Module with ParquetData.


ParquetData class

ParquetData(
    wrapper,
    data,
    single_key=True,
    classes=None,
    level_name=None,
    fetch_kwargs=None,
    returned_kwargs=None,
    last_index=None,
    delisted=None,
    tz_localize=None,
    tz_convert=None,
    missing_index=None,
    missing_columns=None,
    **kwargs
)

Data class for fetching Parquet data using PyArrow or FastParquet.

Superclasses

Inherited members


fetch_feature class method

ParquetData.fetch_feature(
    feature,
    **kwargs
)

Fetch the Parquet file of a feature.

Uses ParquetData.fetch_key().


fetch_key class method

ParquetData.fetch_key(
    key,
    path=None,
    tz=None,
    squeeze=None,
    keep_partition_cols=None,
    engine=None,
    **read_kwargs
)

Fetch the Parquet file of a feature or symbol.

Args

key : hashable
Feature or symbol.
path : str

Path.

If path is None, uses key as the path to the Parquet file.

tz : any

Target timezone.

See to_timezone().

squeeze : int
Whether to squeeze a DataFrame with one column into a Series.
keep_partition_cols : bool

Whether to return partitioning columns (if any).

If None, will remove any partitioning column that is "group" or "group_{index}".

Retrieves the list of partitioning columns with ParquetData.list_partition_cols().

engine : str
See pd.read_parquet.
**read_kwargs
Other keyword arguments passed to pd.read_parquet.

See https://pandas.pydata.org/docs/reference/api/pandas.read_parquet.html for other arguments.

For defaults, see custom.parquet in data.


fetch_symbol class method

ParquetData.fetch_symbol(
    symbol,
    **kwargs
)

Fetch the Parquet file of a symbol.

Uses ParquetData.fetch_key().


is_default_partition_col class method

ParquetData.is_default_partition_col(
    level
)

Return whether a partitioning column is a default partitioning column.


is_parquet_dir class method

ParquetData.is_parquet_dir(
    path
)

Return whether the path is a directory that is a group itself or contains groups of Parquet partitions.

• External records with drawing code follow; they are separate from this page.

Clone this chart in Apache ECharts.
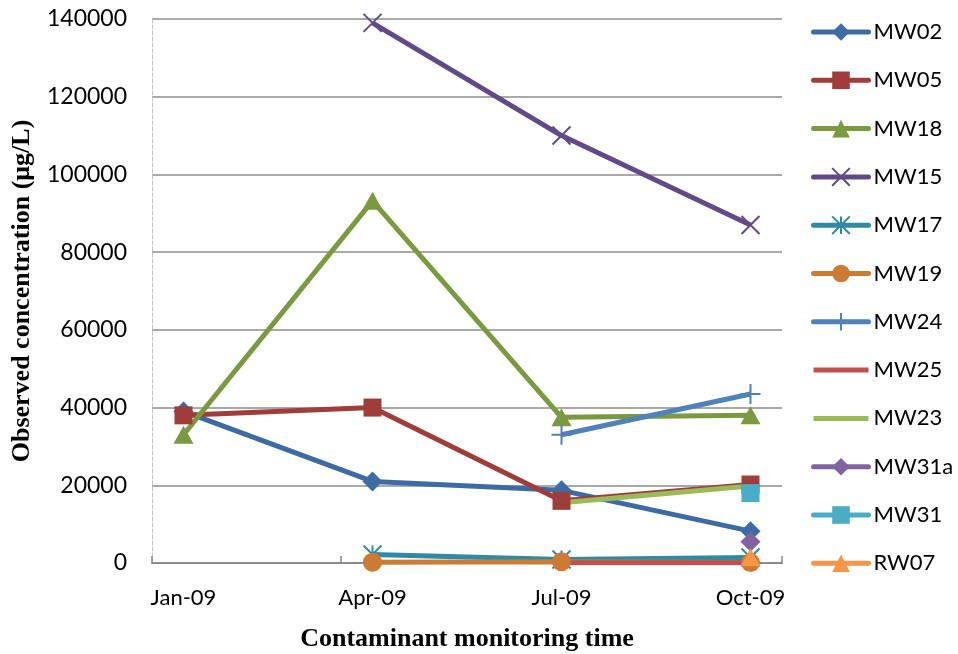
<!DOCTYPE html>
<html>
<head>
<meta charset="utf-8">
<script src="https://cdn.jsdelivr.net/npm/echarts@6/dist/echarts.min.js"></script>
<style>
  html, body { margin: 0; padding: 0; background: #fff; }
  #chart { width: 958px; height: 654px; }
</style>
</head>
<body>
<div id="chart"></div>
<script>
// Monthly axis (one category per month) and the quarterly sampling dates
const axisMonths = ['Jan-09', 'Feb-09', 'Mar-09', 'Apr-09', 'May-09', 'Jun-09', 'Jul-09', 'Aug-09', 'Sep-09', 'Oct-09'];
const sampleMonths = ['Jan-09', 'Apr-09', 'Jul-09', 'Oct-09'];

// Observed concentrations (µg/L) at each sampling date; null = not sampled
const MW02 = [39000, 21000, 18700, 8200];
const MW05 = [38000, 40000, 16000, 20200];
const MW18 = [33000, 93200, 37500, 38000];
const MW15 = [null, 139000, 110000, 87000];
const MW17 = [null, 2200, 900, 1400];
const MW19 = [null, 200, 300, 100];
const MW24 = [null, null, 33000, 43500];
const MW25 = [null, null, 50, 50];
const MW23 = [null, null, 15500, 19800];
const MW31a = [null, null, null, 5500];
const MW31 = [null, null, null, 18000];
const RW07 = [null, null, null, 1500];

const yTicks = { min: 0, max: 140000, step: 20000 };

// Spread quarterly samples over the monthly category axis
function toMonthly(values) {
  return axisMonths.map(function (m) {
    const i = sampleMonths.indexOf(m);
    return (i >= 0 && values[i] !== null) ? values[i] : '-';
  });
}

const crossPath = 'path://M0,0L10,10M10,0L0,10';
const starPath = 'path://M5,0L5,10M0,0L10,10M10,0L0,10';
const plusPath = 'path://M5,0L5,10M0,5L10,5';
// plain line swatch for the series drawn without markers
const lineIcon = 'path://M0,0L0.01,0ZM0,8.5L55,8.5L55,13.5L0,13.5ZM0,22L0.01,22Z';

function series(name, values, color, symbol, size, stroked) {
  const s = {
    name: name,
    type: 'line',
    data: toMonthly(values),
    connectNulls: true,
    symbol: symbol,
    symbolSize: size,
    showSymbol: symbol !== 'none',
    lineStyle: { color: color, width: 5 },
    itemStyle: { color: color },
    emphasis: { disabled: true },
    animation: false
  };
  if (stroked) {
    s.itemStyle.borderColor = color;
    s.itemStyle.borderWidth = 2;
  }
  return s;
}

const legendNames = ['MW02', 'MW05', 'MW18', 'MW15', 'MW17', 'MW19', 'MW24', 'MW25', 'MW23', 'MW31a', 'MW31', 'RW07'];

const chart = echarts.init(document.getElementById('chart'), null, { renderer: 'canvas' });

chart.setOption({
  backgroundColor: '#ffffff',
  animation: false,
  grid: { left: 152, right: 176, top: 19, bottom: 91, containLabel: false, outerBoundsMode: 'none' },
  legend: {
    orient: 'vertical',
    left: 806,
    top: 16,
    itemWidth: 55,
    itemHeight: 22,
    itemGap: 26.3,
    lineStyle: { width: 5, cap: 'round' },
    textStyle: { fontFamily: 'Lato', fontSize: 22, color: '#000' },
    data: legendNames.map(function (n) {
      return (n === 'MW25' || n === 'MW23') ? { name: n, icon: lineIcon } : n;
    })
  },
  xAxis: {
    type: 'category',
    data: axisMonths,
    boundaryGap: true,
    name: 'Contaminant monitoring time',
    nameLocation: 'middle',
    nameGap: 63,
    nameTextStyle: { fontFamily: 'Liberation Serif', fontWeight: 'bold', fontSize: 26, color: '#000' },
    axisLine: { show: true, lineStyle: { color: '#8a8a8a', width: 2 } },
    axisTick: { show: true, inside: true, length: 7, interval: 2, lineStyle: { color: '#8a8a8a', width: 1.5 } },
    axisLabel: { interval: 2, margin: 24, fontFamily: 'Lato', fontSize: 22, color: '#000' },
    splitLine: { show: false }
  },
  yAxis: {
    type: 'value',
    min: yTicks.min,
    max: yTicks.max,
    interval: yTicks.step,
    name: 'Observed concentration (\u03bcg/L)',
    nameLocation: 'middle',
    nameGap: 117,
    nameTextStyle: { fontFamily: 'Liberation Serif', fontWeight: 'bold', fontSize: 26, color: '#000' },
    axisLine: { show: true, lineStyle: { color: '#c4c4c4', width: 1, type: [4, 2] } },
    axisTick: { show: false },
    axisLabel: {
      margin: 25, fontFamily: 'Lato', fontSize: 23, color: '#000',
      formatter: function (v) { return String(v); }
    },
    splitLine: { show: true, lineStyle: { color: '#8c8c8c', width: 1.5 } }
  },
  series: [
    series('MW02', MW02, '#3d6ba6', 'diamond', 20, false),
    series('MW05', MW05, '#9f3d3b', 'rect', 18, false),
    series('MW18', MW18, '#7b9a3f', 'triangle', [20, 18], false),
    series('MW15', MW15, '#604a87', crossPath, 18, true),
    series('MW17', MW17, '#2f8ba5', starPath, 18, true),
    series('MW19', MW19, '#cc7a34', 'circle', 19, false),
    series('MW24', MW24, '#4f81bd', plusPath, 20, true),
    series('MW25', MW25, '#c0504d', 'none', 0, false),
    series('MW23', MW23, '#9bbb59', 'none', 0, false),
    series('MW31a', MW31a, '#8064a2', 'diamond', 20, false),
    series('MW31', MW31, '#4bacc6', 'rect', 18, false),
    series('RW07', RW07, '#f79646', 'triangle', [20, 18], false)
  ]
});
</script>
</body>
</html>
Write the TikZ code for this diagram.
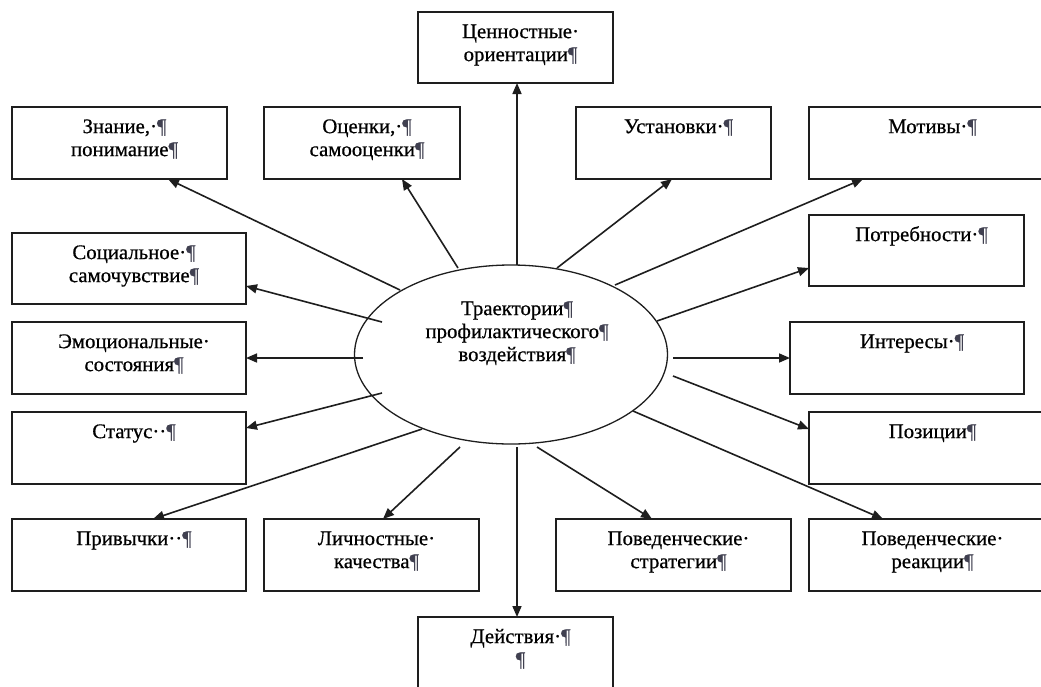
\documentclass[tikz,border=0pt]{standalone}
\usepackage{fontspec}
\setmainfont{Liberation Serif}[FakeBold=0.6]
\usetikzlibrary{arrows.meta,shapes.geometric,calc}
\definecolor{ln}{HTML}{1e1e1e}
\definecolor{pilc}{HTML}{404050}
\newcommand\mypil{{\color{pilc}¶}}
\begin{document}
\begin{tikzpicture}[x=1pt,y=-1pt,
  box/.style={draw=ln, line width=1.8pt, rectangle, anchor=north west, inner sep=0pt, outer sep=0pt},
  lbl/.style={anchor=north, inner sep=0pt, outer sep=0pt, align=center, font=\fontsize{20.8}{23}\selectfont},
  arr/.style={draw=ln, line width=1.6pt, -{Triangle[length=11pt,width=9pt]}}]
\useasboundingbox (0,0) rectangle (1041,686);
\clip (0,0) rectangle (1041,686);
\fill[white] (0,0) rectangle (1041,686);
% boxes
\node[box, minimum width=195, minimum height=71] (ce) at (418,12) {};
\node[box, minimum width=215, minimum height=72] (zn) at (12,107) {};
\node[box, minimum width=196, minimum height=72] (oc) at (264,107) {};
\node[box, minimum width=195, minimum height=72] (us) at (576,107) {};
\node[box, minimum width=237, minimum height=72] (mo) at (809,107) {};
\node[box, minimum width=215, minimum height=71] (po) at (809,215) {};
\node[box, minimum width=234, minimum height=71] (so) at (12,233) {};
\node[box, minimum width=234, minimum height=72] (em) at (12,322) {};
\node[box, minimum width=234, minimum height=72] (in) at (790,322) {};
\node[box, minimum width=234, minimum height=72] (st) at (12,412) {};
\node[box, minimum width=237, minimum height=72] (pz) at (809,412) {};
\node[box, minimum width=234, minimum height=72] (pr) at (12,519) {};
\node[box, minimum width=215, minimum height=72] (li) at (264,519) {};
\node[box, minimum width=235, minimum height=72] (ps) at (556,519) {};
\node[box, minimum width=237, minimum height=72] (pe) at (809,519) {};
\node[box, minimum width=195, minimum height=80] (de) at (418,617) {};
% labels
\node[lbl] (tce) at ($(ce.north)+(5,10)$) {\strut Ценностные·\\ориентации\mypil};
\node[lbl] (tzn) at ($(zn.north)+(5,10)$) {\strut Знание,·\mypil\\понимание\mypil};
\node[lbl] (toc) at ($(oc.north)+(5,10)$) {\strut Оценки,·\mypil\\самооценки\mypil};
\node[lbl] (tus) at ($(us.north)+(5,10)$) {\strut Установки·\mypil};
\node[lbl] (tmo) at ($(mo.north)+(5,10)$) {\strut Мотивы·\mypil};
\node[lbl] (tpo) at ($(po.north)+(5,10)$) {\strut Потребности·\mypil};
\node[lbl] (tso) at ($(so.north)+(5,10)$) {\strut Социальное·\mypil\\самочувствие\mypil};
\node[lbl] (tem) at ($(em.north)+(5,10)$) {\strut Эмоциональные·\\состояния\mypil};
\node[lbl] (tin) at ($(in.north)+(5,10)$) {\strut Интересы·\mypil};
\node[lbl] (tst) at ($(st.north)+(5,10)$) {\strut Статус··\mypil};
\node[lbl] (tpz) at ($(pz.north)+(5,10)$) {\strut Позиции\mypil};
\node[lbl] (tpr) at ($(pr.north)+(5,10)$) {\strut Привычки··\mypil};
\node[lbl] (tli) at ($(li.north)+(5,10)$) {\strut Личностные·\\качества\mypil};
\node[lbl] (tps) at ($(ps.north)+(5,10)$) {\strut Поведенческие·\\стратегии\mypil};
\node[lbl] (tpe) at ($(pe.north)+(5,10)$) {\strut Поведенческие·\\реакции\mypil};
\node[lbl] (tde) at ($(de.north)+(5,10)$) {\strut Действия·\mypil\\\mypil};
% central ellipse
\node[draw=ln, line width=1.3pt, ellipse, inner sep=0pt, outer sep=0pt, minimum width=313, minimum height=179] (el) at (511,354.5) {};
\node[lbl] (tel) at (517,299) {\strut Траектории\mypil\\профилактического\mypil\\воздействия\mypil};
% start points
\coordinate (s1) at (400,290);
\coordinate (s2) at (458,268);
\coordinate (s3) at (517,265);
\coordinate (s4) at (557,268);
\coordinate (s5) at (615,285);
\coordinate (s6) at (657,321);
\coordinate (s7) at (382,322);
\coordinate (s8) at (363,358);
\coordinate (s9) at (673,358);
\coordinate (s10) at (382,393);
\coordinate (s11) at (673,376);
\coordinate (s12) at (422,429);
\coordinate (s13) at (460,447);
\coordinate (s14) at (517,447);
\coordinate (s15) at (537,447);
\coordinate (s16) at (633,411);
% arrows
\draw[arr] (s1) -- ($(zn.south west)+(156,0)$);
\draw[arr] (s2) -- ($(oc.south west)+(138,0)$);
\draw[arr] (s3) -- (s3 |- ce.south);
\draw[arr] (s4) -- ($(us.south west)+(96,0)$);
\draw[arr] (s5) -- ($(mo.south west)+(54,0)$);
\draw[arr] (s6) -- ($(po.west)+(0,17.5)$);
\draw[arr] (s7) -- ($(so.east)+(0,17.5)$);
\draw[arr] (s8) -- (em.east |- s8);
\draw[arr] (s9) -- (in.west |- s9);
\draw[arr] (s10) -- ($(st.east)+(0,-20)$);
\draw[arr] (s11) -- ($(pz.west)+(0,-19)$);
\draw[arr] (s12) -- ($(pr.north west)+(141,0)$);
\draw[arr] (s13) -- ($(li.north west)+(119,0)$);
\draw[arr] (s14) -- (s14 |- de.north);
\draw[arr] (s15) -- ($(ps.north west)+(96,0)$);
\draw[arr] (s16) -- ($(pe.north west)+(74,0)$);
\end{tikzpicture}
\end{document}
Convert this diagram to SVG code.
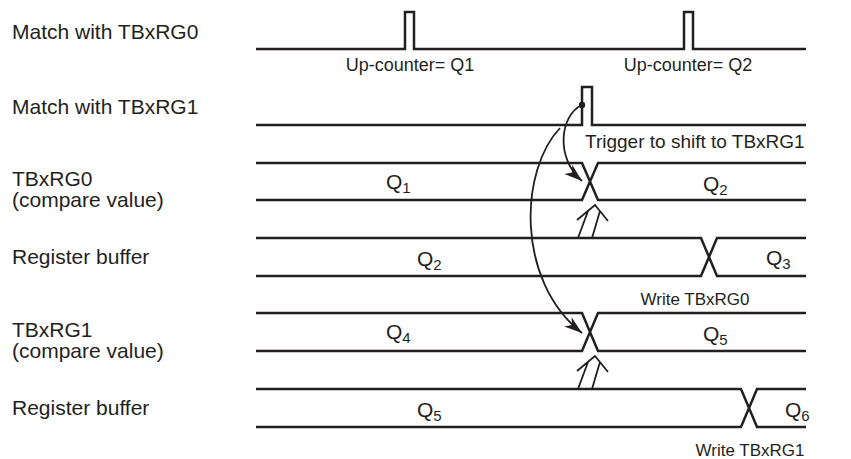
<svg xmlns="http://www.w3.org/2000/svg" width="851" height="459" viewBox="0 0 851 459">
<defs>
<style>
.w{fill:none;stroke:#231f20;stroke-width:2.5;stroke-linejoin:miter}
.lbl{font-family:"Liberation Sans",Arial,sans-serif;font-size:21px;fill:#231f20}
.tr{font-family:"Liberation Sans",Arial,sans-serif;font-size:19px;fill:#231f20}
.sm{font-family:"Liberation Sans",Arial,sans-serif;font-size:18px;fill:#231f20}
.wr{font-family:"Liberation Sans",Arial,sans-serif;font-size:17px;fill:#231f20}
.q{font-family:"Liberation Sans",Arial,sans-serif;font-size:21px;fill:#231f20}
.sub{font-size:15px}
.c{fill:none;stroke:#231f20;stroke-width:1.8}
.da{fill:none;stroke:#231f20;stroke-width:1.8}
</style>
<marker id="ah" markerUnits="userSpaceOnUse" markerWidth="22" markerHeight="14" refX="18" refY="6" orient="auto">
<path d="M0,0 L18,6 L0,12 L5,6 z" fill="#231f20"/>
</marker>
</defs>
<rect width="851" height="459" fill="#ffffff"/>

<g id="row-match0">
<text class="lbl" x="12" y="39">Match with TBxRG0</text>
<path class="w" d="M256,49 H405 V12 H414 V49 H684 V12 H693 V49 H806"/>
<text class="sm" x="410" y="71" text-anchor="middle">Up-counter= Q1</text>
<text class="sm" x="688" y="71" text-anchor="middle">Up-counter= Q2</text>
</g>

<g id="row-match1">
<text class="lbl" x="12" y="114">Match with TBxRG1</text>
<path class="w" d="M256,125 H582 V87 H592 V125 H806"/>
<circle cx="582" cy="105" r="3.2" fill="#231f20"/>
<text class="tr" x="585" y="148">Trigger to shift to TBxRG1</text>
</g>

<g id="row-tbxrg0">
<text class="lbl" x="12" y="186">TBxRG0</text>
<text class="lbl" x="12" y="207">(compare value)</text>
<path class="w" d="M256,163 H582 L598,200 H806 M256,200 H582 L598,163 H806"/>
<text class="q" x="386" y="189">Q<tspan class="sub" dy="4">1</tspan></text>
<text class="q" x="703" y="191">Q<tspan class="sub" dy="4">2</tspan></text>
</g>

<g id="row-regbuf0">
<text class="lbl" x="12" y="264">Register buffer</text>
<path class="w" d="M256,238 H701 L717,276 H806 M256,276 H701 L717,238 H806"/>
<text class="q" x="417" y="266">Q<tspan class="sub" dy="4">2</tspan></text>
<text class="q" x="766" y="265">Q<tspan class="sub" dy="4">3</tspan></text>
<text class="wr" x="695" y="305" text-anchor="middle">Write TBxRG0</text>
</g>

<g id="row-tbxrg1">
<text class="lbl" x="12" y="337">TBxRG1</text>
<text class="lbl" x="12" y="358">(compare value)</text>
<path class="w" d="M256,313 H582 L598,351 H806 M256,351 H582 L598,313 H806"/>
<text class="q" x="386" y="339">Q<tspan class="sub" dy="4">4</tspan></text>
<text class="q" x="703" y="341">Q<tspan class="sub" dy="4">5</tspan></text>
</g>

<g id="row-regbuf1">
<text class="lbl" x="12" y="415">Register buffer</text>
<path class="w" d="M256,389 H741 L757,427 H806 M256,427 H741 L757,389 H806"/>
<text class="q" x="417" y="417">Q<tspan class="sub" dy="4">5</tspan></text>
<text class="q" x="785" y="417">Q<tspan class="sub" dy="4">6</tspan></text>
<text class="wr" x="750" y="456" text-anchor="middle">Write TBxRG1</text>
</g>

<g id="connectors">
<path class="c" d="M582,105 C560,115 555,158 582,181" marker-end="url(#ah)"/>
<path class="c" d="M560,128 C520,170 515,280 582,333" marker-end="url(#ah)"/>
<path class="da" d="M578,238 L588,211 M592,238 L600,211 M577,220 L595,205 L608,221"/>
<path class="da" d="M578,389 L588,362 M592,389 L600,362 M577,371 L595,356 L608,372"/>
</g>
</svg>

is_parquet_file class method

ParquetData.is_parquet_file(
    path
)

Return whether the path is a Parquet file.


is_parquet_group_dir class method

ParquetData.is_parquet_group_dir(
    path
)

Return whether the path is a directory that is a group of Parquet partitions.

Note

Assumes the Hive partitioning scheme.


list_partition_cols class method

ParquetData.list_partition_cols(
    path
)

List partitioning columns under a path.

Note

Assumes the Hive partitioning scheme.


update_feature method

ParquetData.update_feature(
    feature,
    **kwargs
)

Update data of a feature.

Uses ParquetData.update_key() with key_is_feature=True.


update_key method

ParquetData.update_key(
    key,
    key_is_feature=False,
    **kwargs
)

Update data of a feature or symbol.


update_symbol method

ParquetData.update_symbol(
    symbol,
    **kwargs
)

Update data for a symbol.

Uses ParquetData.update_key() with key_is_feature=False.